The selected teams must show NASA that their proposed missions can be developed within 36 months at a total cost of no more than $425 million, including launch, mission operations, and archiving and analyzing the data.
The three missions selected for concept studies are:
- The Origins Spectral Interpretation, Resource Identification and Security mission, or OSIRIS for short. The University of Arizona, Tuscon-proposed mission would be managed by NASA’s Goddard Space Flight Center, Greenbelt, Md ., and survey an asteroid and return the first samples of asteroid surface materials to Earth.
- A Venus atmospheric chemistry and dynamics orbiter dubbed Vesper proposed by Goddard.
- The Gravity Recovery and Interior Laboratory, or GRAIL, a mission proposed by the Massachusetts Institute of Technology to make a high-quality gravity field map of the Moon to determine its interior structure. NASA’s Pasadena, Calif.-based Jet Propulsion Laboratory would manage the project.
NASA spokeswoman Erica Hupp said the three $1.2 million study contracts run seven months. She said the agency intends to select one of the missions in the Fall of 2007 to go forward for a launch that would occur between 2011 and 2013.
NASA also intends to spend $750,000 to further evaluate three so-called missions of opportunity that would make use of two existing NASA spacecraft that recently completely their primary science objectives.

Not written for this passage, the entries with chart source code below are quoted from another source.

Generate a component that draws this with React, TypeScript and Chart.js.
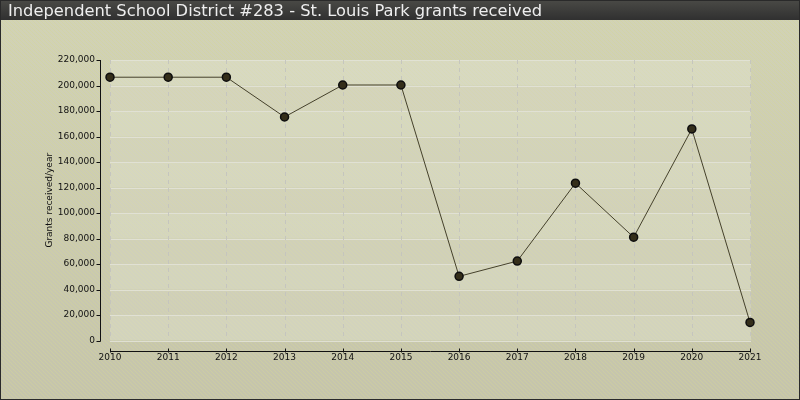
import React, { useEffect, useRef } from "react";
import { Chart, registerables } from "chart.js";

Chart.register(...registerables);

const TITLE = "Independent School District #283 - St. Louis Park grants received";
const Y_TITLE = "Grants received/year";
const years = ["2010", "2011", "2012", "2013", "2014", "2015", "2016", "2017", "2018", "2019", "2020", "2021"];
const grants = [206500, 206500, 206500, 175300, 200400, 200400, 50300, 62300, 123400, 81000, 165900, 14200];
const Y_MAX = 220000;
const Y_STEP = 20000;

function makeStripePattern(ctx: CanvasRenderingContext2D, color: string) {
  const c = document.createElement("canvas");
  c.width = 4;
  c.height = 4;
  const p = c.getContext("2d")!;
  p.strokeStyle = color;
  p.lineWidth = 1;
  p.beginPath();
  p.moveTo(0, 0);
  p.lineTo(4, 4);
  p.moveTo(-1, 3);
  p.lineTo(1, 5);
  p.moveTo(3, -1);
  p.lineTo(5, 1);
  p.stroke();
  return ctx.createPattern(c, "repeat")!;
}

const backgroundPlugin = {
  id: "bgPlugin",
  beforeDraw(chart: any) {
    const { ctx, width, height, chartArea } = chart;
    const x = chart.scales.x;
    const y = chart.scales.y;
    ctx.save();
    // page background
    const g = ctx.createLinearGradient(0, 0, 0, height);
    g.addColorStop(0, "#d2d3b6");
    g.addColorStop(1, "#c5c4ac");
    ctx.fillStyle = g;
    ctx.fillRect(0, 0, width, height);
    ctx.fillStyle = makeStripePattern(ctx, "rgba(212,216,150,0.45)");
    ctx.fillRect(0, 0, width, height);

    // plot area
    const left = chartArea.left;
    const right = chartArea.right + 1;
    for (let v = 0; v < Y_MAX; v += Y_STEP) {
      const yTop = y.getPixelForValue(v + Y_STEP);
      const yBot = y.getPixelForValue(v);
      const idx = v / Y_STEP;
      ctx.fillStyle = idx % 2 === 0 ? "rgba(228,230,212,0.40)" : "rgba(220,222,202,0.35)";
      ctx.fillRect(left, yTop, right - left, yBot - yTop);
    }
    // horizontal separators
    ctx.strokeStyle = "rgba(226,226,214,0.9)";
    ctx.lineWidth = 1;
    for (let v = 0; v <= Y_MAX; v += Y_STEP) {
      const py = Math.round(y.getPixelForValue(v)) + 0.5;
      ctx.beginPath();
      ctx.moveTo(left, py);
      ctx.lineTo(right, py);
      ctx.stroke();
    }
    // vertical dashed grid
    ctx.strokeStyle = "rgba(195,195,190,0.9)";
    ctx.setLineDash([4, 4]);
    for (let i = 0; i < years.length; i++) {
      const px = Math.round(x.getPixelForValue(i)) + 0.5;
      ctx.beginPath();
      ctx.moveTo(px, chartArea.top);
      ctx.lineTo(px, chartArea.bottom);
      ctx.stroke();
    }
    ctx.setLineDash([]);

    // axes
    ctx.strokeStyle = "#111111";
    ctx.lineWidth = 1;
    const axX = Math.round(left - 10) + 0.5;
    ctx.beginPath();
    ctx.moveTo(axX, chartArea.top);
    ctx.lineTo(axX, chartArea.bottom + 1);
    ctx.stroke();
    for (let v = 0; v <= Y_MAX; v += Y_STEP) {
      const py = Math.round(y.getPixelForValue(v)) + 0.5;
      ctx.beginPath();
      ctx.moveTo(axX - 4, py);
      ctx.lineTo(axX, py);
      ctx.stroke();
    }
    const axY = Math.round(chartArea.bottom + 10) + 0.5;
    ctx.beginPath();
    ctx.moveTo(x.getPixelForValue(0), axY);
    ctx.lineTo(x.getPixelForValue(years.length - 1) + 1, axY);
    ctx.stroke();
    for (let i = 0; i < years.length; i++) {
      const px = Math.round(x.getPixelForValue(i)) + 0.5;
      ctx.beginPath();
      ctx.moveTo(px, axY - 3);
      ctx.lineTo(px, axY + 1);
      ctx.stroke();
    }

    // title bar
    const tg = ctx.createLinearGradient(0, 0, 0, 20);
    tg.addColorStop(0, "#4a4a46");
    tg.addColorStop(1, "#303030");
    ctx.fillStyle = tg;
    ctx.fillRect(0, 0, width, 20);
    ctx.fillStyle = "#eeeeee";
    ctx.font = "16.3px 'DejaVu Sans'";
    ctx.textBaseline = "alphabetic";
    ctx.textAlign = "left";
    ctx.fillText(TITLE, 8, 16);

    // outer border
    ctx.strokeStyle = "#2a2a2a";
    ctx.strokeRect(0.5, 0.5, width - 1, height - 1);
    ctx.restore();
  },
};

export default function App() {
  const ref = useRef<HTMLCanvasElement>(null);
  useEffect(() => {
    if (!ref.current) return;
    const chart = new Chart(ref.current, {
      type: "line",
      data: {
        labels: years,
        datasets: [
          {
            data: grants,
            borderColor: "#45412b",
            borderWidth: 1,
            pointRadius: 4,
            pointHoverRadius: 4,
            pointBackgroundColor: "#342e1a",
            pointBorderColor: "#0e0e0e",
            pointBorderWidth: 1.5,
            tension: 0,
            clip: false as any,
          },
        ],
      },
      options: {
        animation: false,
        responsive: false,
        devicePixelRatio: 1,
        layout: { padding: { left: 0, right: 50, top: 60, bottom: 0 } },
        plugins: { legend: { display: false }, tooltip: { enabled: false } },
        scales: {
          x: {
            type: "category",
            offset: false,
            grid: { display: false, drawTicks: false },
            border: { display: false },
            ticks: {
              padding: 12,
              color: "#111111",
              font: { family: "'DejaVu Sans'", size: 9 },
              maxRotation: 0,
              autoSkip: false,
            },
            afterFit: (s: any) => {
              s.height = 59.5;
            },
          },
          y: {
            min: 0,
            max: Y_MAX,
            grid: { display: false, drawTicks: false },
            border: { display: false },
            ticks: {
              stepSize: Y_STEP,
              padding: 15,
              color: "#111111",
              font: { family: "'DejaVu Sans'", size: 9 },
              callback: (v: any) => Number(v).toLocaleString("en-US"),
            },
            title: {
              display: true,
              text: Y_TITLE,
              color: "#111111",
              font: { family: "'DejaVu Sans'", size: 9 },
              padding: { top: 44.6, bottom: 0 },
            },
            afterFit: (s: any) => {
              s.width = 110;
            },
          },
        },
      },
      plugins: [backgroundPlugin],
    });
    return () => chart.destroy();
  }, []);
  return (
    <div style={{ position: "absolute", left: 0, top: 0, width: 800, height: 400 }}>
      <canvas ref={ref} width={800} height={400} style={{ display: "block", width: 800, height: 400 }} />
    </div>
  );
}
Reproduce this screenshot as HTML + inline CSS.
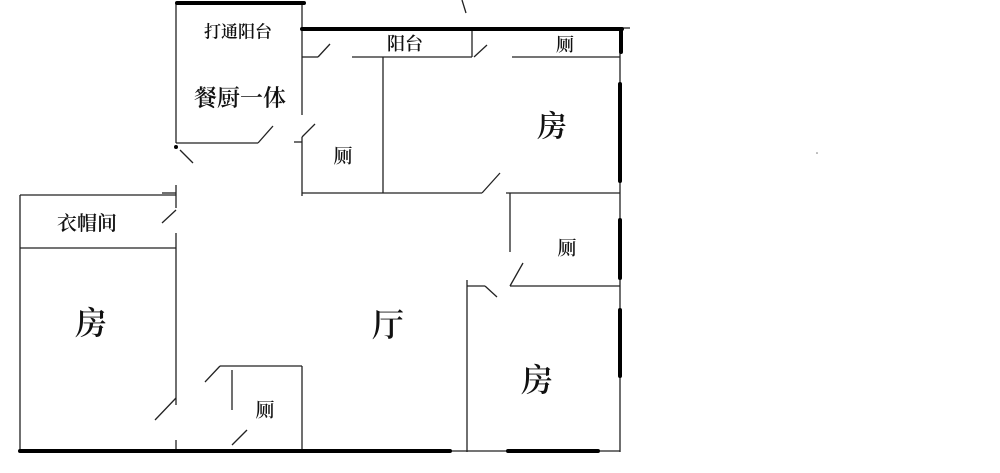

The Deep Impact eXtended Investigation of Comets, proposed by the University of Maryland, College Park, would send the Deep Impact spacecraft to take pictures of the comet Boethin. A Goddard-led proposal would use Deep Impact’s high-resolution camera to search for Earth-sized planets around other stars.
A third proposed mission of opportunity would use NASA’s Stardust spacecraft to fly by comet Tempel 1 and observe the changes that have occurred since Deep Impact fired an a projectile into Tempel 1 in 2005.
Tempel 1 has since made its closest approach to the sun and the scientists at Cornell University, Ithaca, N.Y., proposing the mission of opportunity are interested in seeing how the comet’s surface might have changed. Missions of opportunity have a cost cap of $35 million.